Domingo deveria ter sido um dia de festa: um clube brasileiro pela primeira vez se tornava tricampeão nacional de forma consecutiva.
Mas o que deveria ser amplamente comemorado como o sucesso de uma nova fórmula de campeonato no Brasil acabou se transformando na repetição de algo que o país se acostumou a assistir desde há muito, algo que rememora os anos de chumbo da ditadura: o assassinato de um torcedor já rendido por um policial que, ao tentar abusar do poder pela sociedade nele investido com uma coronhada absolutamente desnecessária, atirou contra a cabeça da vítima.
O caso, como tantos outros, foi notícia por todos o país. Serviu, como sempre, pra chocar de uma forma paralisante. Quatro dias depois, Nilton César de Jesus, 26 anos, o torcedor baleado, faleceu no hospital no Distrito Federal, enquanto , o policial autor do disparo, recebeu o bônus do habeas corpus ao ser enquadrado por "lesão corporal grave".

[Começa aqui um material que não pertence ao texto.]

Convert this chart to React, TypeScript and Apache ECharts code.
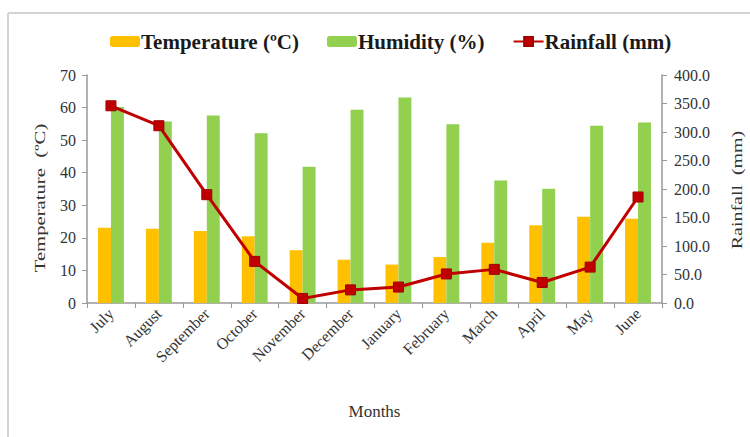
import React, { useEffect, useRef } from "react";
import * as echarts from "echarts";

const months = ["July", "August", "September", "October", "November", "December", "January", "February", "March", "April", "May", "June"];
const temperature = [23.1, 22.8, 22.1, 20.5, 16.2, 13.3, 11.8, 14.1, 18.5, 23.9, 26.5, 25.9];
const humidity = [60.2, 55.7, 57.6, 52.1, 41.8, 59.3, 63.1, 54.9, 37.6, 35.1, 54.4, 55.4];
const rainfall = [346, 311, 190, 73, 8, 23, 28, 51, 59, 36, 63, 186];

const serif = "'Liberation Serif', 'DejaVu Serif', serif";

export default function App() {
  const ref = useRef<HTMLDivElement>(null);
  useEffect(() => {
    if (!ref.current) return;
    const chart = echarts.init(ref.current, null, { renderer: "svg" });
    chart.setOption({
      animation: false,
      backgroundColor: "#ffffff",
      textStyle: { fontFamily: serif },
      graphic: [
        { type: "line", shape: { x1: 8, y1: 13, x2: 750, y2: 13 }, style: { stroke: "#d4d4d4", lineWidth: 2 }, silent: true },
        { type: "line", shape: { x1: 8, y1: 13, x2: 8, y2: 437 }, style: { stroke: "#d4d4d4", lineWidth: 2 }, silent: true },
        {
          type: "text",
          x: 40,
          y: 198,
          rotation: Math.PI / 2,
          scaleX: 1.38,
          style: { text: "Temperature  (ºC)", font: "15px " + serif, fill: "#333", align: "center", verticalAlign: "middle" },
          silent: true,
        },
        {
          type: "text",
          x: 737,
          y: 190,
          rotation: Math.PI / 2,
          scaleX: 1.33,
          style: { text: "Rainfall  (mm)", font: "15px " + serif, fill: "#333", align: "center", verticalAlign: "middle" },
          silent: true,
        },
      ],
      legend: {
        top: 26,
        left: 105,
        itemWidth: 30,
        itemHeight: 11,
        itemGap: 28,
        textStyle: { fontFamily: serif, fontWeight: "bold", fontSize: 21, color: "#1a1a1a", padding: [0, 0, 0, -4] },
        data: ["Temperature (ºC)", "Humidity (%)", "Rainfall (mm)"],
      },
      grid: { left: 87, right: 88, top: 75, bottom: 134, containLabel: false },
      xAxis: {
        type: "category",
        data: months,
        name: "Months",
        nameLocation: "middle",
        nameGap: 100,
        nameTextStyle: { fontFamily: serif, fontSize: 17, color: "#333" },
        axisLine: { lineStyle: { color: "#999", width: 1.5 } },
        axisTick: { show: true, length: 5, lineStyle: { color: "#999" } },
        axisLabel: { rotate: 45, fontFamily: serif, fontSize: 16, color: "#333", margin: 8 },
      },
      yAxis: [
        {
          type: "value",
          min: 0,
          max: 70,
          interval: 10,
          axisLine: { show: true, lineStyle: { color: "#999", width: 1.5 } },
          axisTick: { show: true, length: 5, lineStyle: { color: "#999" } },
          axisLabel: { fontFamily: serif, fontSize: 16, color: "#333", margin: 11 },
          splitLine: { show: false },
        },
        {
          type: "value",
          min: 0,
          max: 400,
          interval: 50,
          axisLine: { show: true, lineStyle: { color: "#999", width: 1.5 } },
          axisTick: { show: true, length: 5, lineStyle: { color: "#999" } },
          axisLabel: { fontFamily: serif, fontSize: 16, color: "#333", margin: 12, formatter: (v: number) => v.toFixed(1) },
          splitLine: { show: false },
        },
      ],
      series: [
        {
          name: "Temperature (ºC)",
          type: "bar",
          data: temperature,
          yAxisIndex: 0,
          barGap: "0%",
          barCategoryGap: "46%",
          itemStyle: { color: "#FFC000" },
        },
        {
          name: "Humidity (%)",
          type: "bar",
          data: humidity,
          yAxisIndex: 0,
          itemStyle: { color: "#92D050" },
        },
        {
          name: "Rainfall (mm)",
          type: "line",
          data: rainfall,
          yAxisIndex: 1,
          symbol: "rect",
          symbolSize: 10,
          lineStyle: { color: "#C00000", width: 3 },
          itemStyle: { color: "#C00000", borderColor: "#A00000", borderWidth: 1 },
        },
      ],
    });
    return () => chart.dispose();
  }, []);
  return <div ref={ref} style={{ position: "fixed", left: 0, top: 0, width: 750, height: 437 }} />;
}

Qualquer um que viu o vídeo do tiro pode perceber que a imprudência do policial claramente qualificaria seu ato como "homicídio culposo", ata sem a intenção de matar, mas que acabou matando. Mas a força política da corporação policial é grande, e o assassino está - e muito provavelmente continuará por longo tempo - solto.
O caso, infelizmente, não é único. No mesmo dia, outro torcedor foi morto a tiros na zona leste de São Paulo durante as comemorações do título. E tantos outros já morreram em tantos jogos pela história de nosso futebol.
A violência, entretanto, não é exclusiva do esporte, está em todo lado. Violência que começa quando a relação social mais comum entre duas pessoas é a de comando, de hierarquia, de força, algo que se transforma em risco de morte quando entram em ação armas de fogo.
No futebol, onde a aglomeração de pessoas por partida é enorme, tal violência se instaura com ainda mais facilidade quando se assiste uma militarização crescente de tudo que envolve o jogo: torcida impedida de levar faixas, preços de alimentos absurdos, ingressos falsos a torto e a direito, polícia que humilha e trata o torcedor enquanto bandido. E que entra em campo e leva jogador preso, como se viu no Recife por mais de uma vez em 2008, e que atira em torcedor desarmado e já rendido, como Nilton. Isso sem falar que o comandante da arbitragem paulista é um coronel da polícia.
Na Itália, a morte do torcedor da Lazio Gabrielle Sandri, em episódio bastante parecido com este de Brasília, causou revolta nos torcedores de todas as equipes do calcio, inclusive da rival Roma. Jogos foram paralisados e adiados ante a ameaça de invasão por parte das torcidas, em ação de protesto pelo assassinato sem sentido. O caso levou tanto o poder público quanto a federação de futebol de lá a ao menos parar para repensar as relações de força.
Aqui, no país pentacampeão do mundo, já tivemos, enquanto torcedores, inúmeras possibilidades de agir da mesma forma, e as desperdiçamos. Pensando nisso é que o Autônomos FC, equipe amadora de futebol de várzea, convoca os torcedores de todas as equipes a comparecerem com suas respectivas camisas a um ato em repúdio à violência policial e à militarização do futebol, domingo, 14/12, com concentração saindo da frente do cemitério das Clínicas e partindo para a Praça Charles Miller, onde acontecerá uma partida de futebol espontânea e livre em protesto à tentativa de controle de nossos corpos e mentes nos estádios do país e em memória de Nilton e de todos os torcedores mortos de maneira estúpida pela corporação policial.
Em nome de todos os torcedores que querem um futebol mais democrático.
postado por Zau, mais um jogador do Autônomos, em busca de um pingo de democracia, real e intransigente.